Today, by the way, is our eighteenth wedding anniversary. The photo is of the card I gave her. And, yes, they’re pencil shavings.
6 comments:
I enjoyed this one too, and the rest of your post Jim.
Guilty, M'lud. Yes, we're all guilty of many things.
And, as the Bard has it, 'Conscience doth make cowards of us all...'
I'm intrigued by the idea that we don't like to get rid of our conscience (or guilt). It does hang around until we become friends. Mighty good poem. Very nice anniversary card. Congratulations!
Elsewhere though he says, Philip, “Conscience is but a word that cowards use … to keep the strong in awe.” I know what Hamlet’s getting at—modern translations render ‘conscience’ as ‘fear of death’—but my thinking is more in line with King Richard’s. We don’t talk much about honour these days but there was a time—if the rewritings and reimaginings of history are to be believed—when doing the right thing was everything. Was Adam brave to eat the fruit his wife offered him? He risked everything without even realising what that everything comprised of. It doesn’t matter if it’s true or Moses just having a crack a metaphor the situation is one that probably every one of us has had to face: Do I do what I think is right or do I do what others tell me is right?
I’m not sure, however, Kass, that once we have made our decision and it’s gone, as I put it in the book, “pear-shaped tits up” that we choose to hang on to the values that have caused us pain. I have rejected my parents’ moral code. Completely. I was delighted when I heard the two girls next door were getting married. Genuinely. But in the back of my head a voice tells me it’s wrong. I cannot shake it. That’s what indoctrination does to you. You can stop doing what they’ve told you and go your own way but you can never enjoy the rest of the journey as much as you’d like to. Guilt is an odd thing. It’s easily triggered by things outwith our control. Over time I developed a taste for it. If I felt a twinge of guilt afterwards then I’d done it right. Which it twisted. But that’s what they do to us.

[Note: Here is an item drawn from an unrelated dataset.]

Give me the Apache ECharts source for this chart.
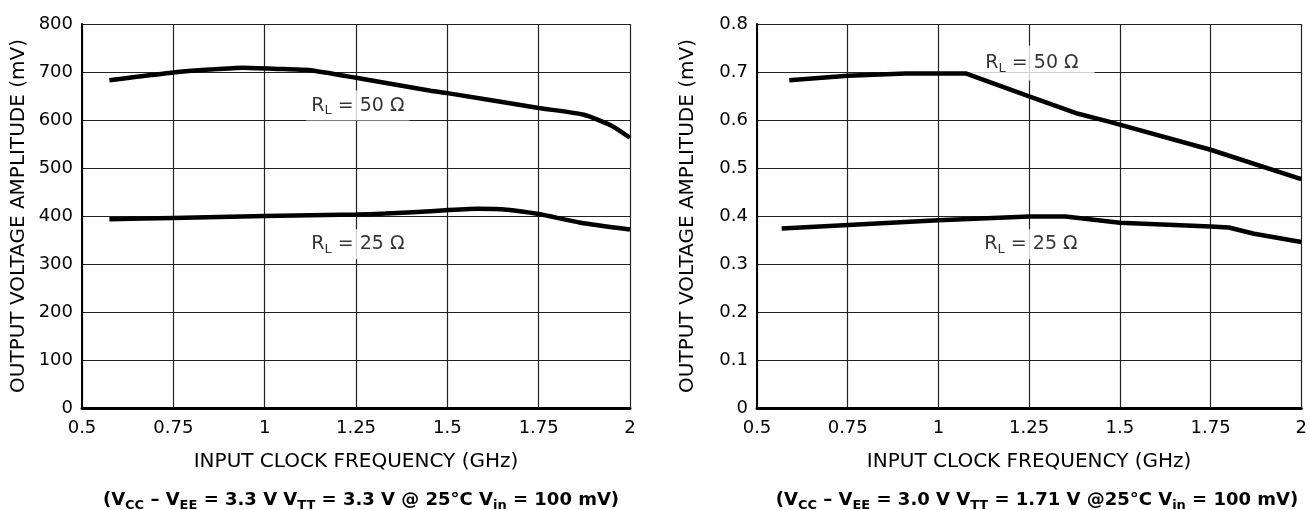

In the poem what I’m talking about is the ineffectualness of the conscience. More often than not it doesn’t stop us doing what we want to do irrespective of the rightness or wrongness of what we’re about to do. Instead it arrives too late to do any good.
Jim, for some people, conscience never arrives. I'm with you on the residual effect of parental and religious conditioning. I'm not sure I will ever know the answer to your question, "Do I do what I think is right or do I do what others tell me is right?"
Back on July 4 1974, my dad had done something inexplicable
when it came 'time' for the old lady dog, blind and arthritic
to be put down. I was 13 at the time.
Reading your words, this Christmas morning, has plucked
the thorn from my foot and drained ancient poison.
what an unexpected gift of compassion.
I’m glad my poem became something useful to you Rain-in-the-Face. I really have no problem with people making poems their own. Meaning belongs to the reader. You bring your baggage and make something new. And, occasionally, it’s something wonderful. Thanks for leaving the comment.